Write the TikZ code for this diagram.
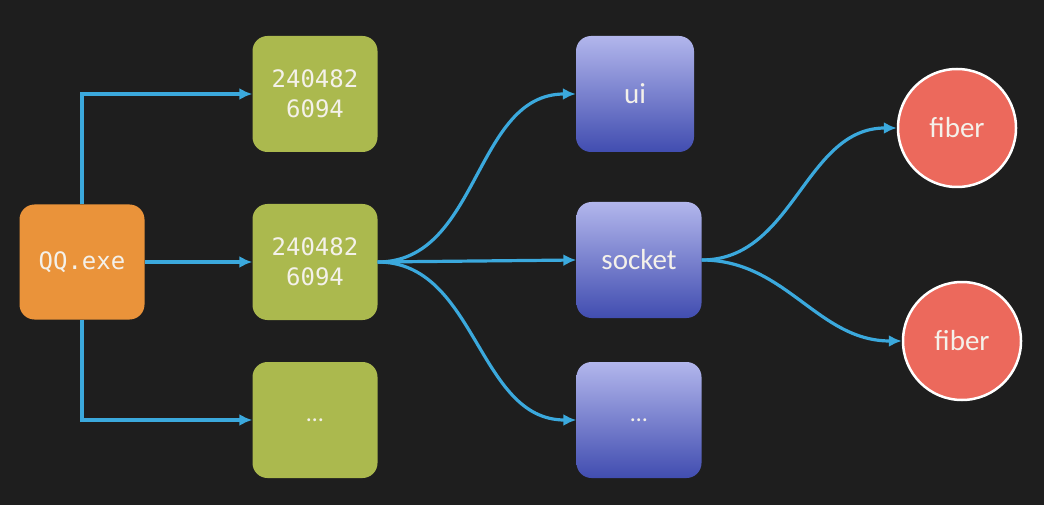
\documentclass[tikz,border=0pt]{standalone}
\usepackage{fontspec}
\setmainfont{Carlito}
\newfontfamily\monofont{DejaVu Sans Mono}
\usetikzlibrary{arrows.meta}

\definecolor{board}{HTML}{1E1E1E}
\definecolor{qqorange}{HTML}{EA933A}
\definecolor{pidgreen}{HTML}{ABB94E}
\definecolor{thrtop}{HTML}{B2B6EC}
\definecolor{thrmid}{HTML}{8C92DA}
\definecolor{thrbot}{HTML}{414DB0}
\definecolor{fibred}{HTML}{EC695C}
\definecolor{wire}{HTML}{3BA9DD}
\definecolor{chalk}{HTML}{F4F1EA}

\tikzset{
    proc/.style={rounded corners=15pt, fill=qqorange, minimum width=125pt, minimum height=115pt, text=chalk, font=\monofont\fontsize{24}{30}\selectfont, align=center},
    pid/.style={proc, fill=pidgreen, minimum height=116pt},
    thr/.style={rounded corners=15pt, top color=thrtop, middle color=thrmid, bottom color=thrbot, minimum width=125pt, minimum height=116pt, text=chalk, font=\fontsize{29}{34}\selectfont},
    fib/.style={circle, fill=fibred, draw=white, line width=2.5pt, minimum size=118pt, text=chalk, font=\fontsize{29}{34}\selectfont},
    link/.style={draw=wire, line width=3.2pt, -{Latex[length=13pt,width=12pt]}},
}

\begin{document}
\begin{tikzpicture}[x=1pt,y=-1pt]
    \useasboundingbox (0,0) rectangle (1044,505);
    \fill[board] (0,0) rectangle (1044,505);

    % process and its pids
    \node[proc] at (82,262) (qq) {QQ.exe};
    \node[pid] at (315,94) (pidtop) {240482\\6094};
    \node[pid] at (315,262) (pidmid) {240482\\6094};
    \node[pid] at (315,420) (pidbot) {\rmfamily\fontsize{24}{28}\selectfont …};

    % threads
    \node[thr, minimum width=118pt] at (635,94) (ui) {ui};
    \node[thr] at (639,260) (socket) {socket};
    \node[thr] at (639,420) (thrdots) {\fontsize{24}{28}\selectfont …};

    % fibers
    \node[fib] at (957,128) (fibtop) {fiber};
    \node[fib] at (962,341) (fibbot) {fiber};

    \draw[link] (qq.north) |- (pidtop.west);
    \draw[link] (qq.east) -- (pidmid.west);
    \draw[link] (qq.south) |- (pidbot.west);

    \draw[link] (pidmid.east) to[out=0,in=180] (ui.west);
    \draw[link] (pidmid.east) -- (socket.west);
    \draw[link] (pidmid.east) to[out=0,in=180] (thrdots.west);

    \draw[link] (socket.east) to[out=0,in=180] (fibtop.west);
    \draw[link] (socket.east) to[out=0,in=180] (fibbot.west);
\end{tikzpicture}
\end{document}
—————
> _Objective_:
Reproduce the material above from its first line through the line containing "at (962,341) (fibbot)", both ends included, and skip every picture.

> _Written solution_:
Write the TikZ code for this diagram.
\documentclass[tikz,border=0pt]{standalone}
\usepackage{fontspec}
\setmainfont{Carlito}
\newfontfamily\monofont{DejaVu Sans Mono}
\usetikzlibrary{arrows.meta}

\definecolor{board}{HTML}{1E1E1E}
\definecolor{qqorange}{HTML}{EA933A}
\definecolor{pidgreen}{HTML}{ABB94E}
\definecolor{thrtop}{HTML}{B2B6EC}
\definecolor{thrmid}{HTML}{8C92DA}
\definecolor{thrbot}{HTML}{414DB0}
\definecolor{fibred}{HTML}{EC695C}
\definecolor{wire}{HTML}{3BA9DD}
\definecolor{chalk}{HTML}{F4F1EA}

\tikzset{
    proc/.style={rounded corners=15pt, fill=qqorange, minimum width=125pt, minimum height=115pt, text=chalk, font=\monofont\fontsize{24}{30}\selectfont, align=center},
    pid/.style={proc, fill=pidgreen, minimum height=116pt},
    thr/.style={rounded corners=15pt, top color=thrtop, middle color=thrmid, bottom color=thrbot, minimum width=125pt, minimum height=116pt, text=chalk, font=\fontsize{29}{34}\selectfont},
    fib/.style={circle, fill=fibred, draw=white, line width=2.5pt, minimum size=118pt, text=chalk, font=\fontsize{29}{34}\selectfont},
    link/.style={draw=wire, line width=3.2pt, -{Latex[length=13pt,width=12pt]}},
}

\begin{document}
\begin{tikzpicture}[x=1pt,y=-1pt]
    \useasboundingbox (0,0) rectangle (1044,505);
    \fill[board] (0,0) rectangle (1044,505);

    % process and its pids
    \node[proc] at (82,262) (qq) {QQ.exe};
    \node[pid] at (315,94) (pidtop) {240482\\6094};
    \node[pid] at (315,262) (pidmid) {240482\\6094};
    \node[pid] at (315,420) (pidbot) {\rmfamily\fontsize{24}{28}\selectfont …};

    % threads
    \node[thr, minimum width=118pt] at (635,94) (ui) {ui};
    \node[thr] at (639,260) (socket) {socket};
    \node[thr] at (639,420) (thrdots) {\fontsize{24}{28}\selectfont …};

    % fibers
    \node[fib] at (957,128) (fibtop) {fiber};
    \node[fib] at (962,341) (fibbot) {fiber};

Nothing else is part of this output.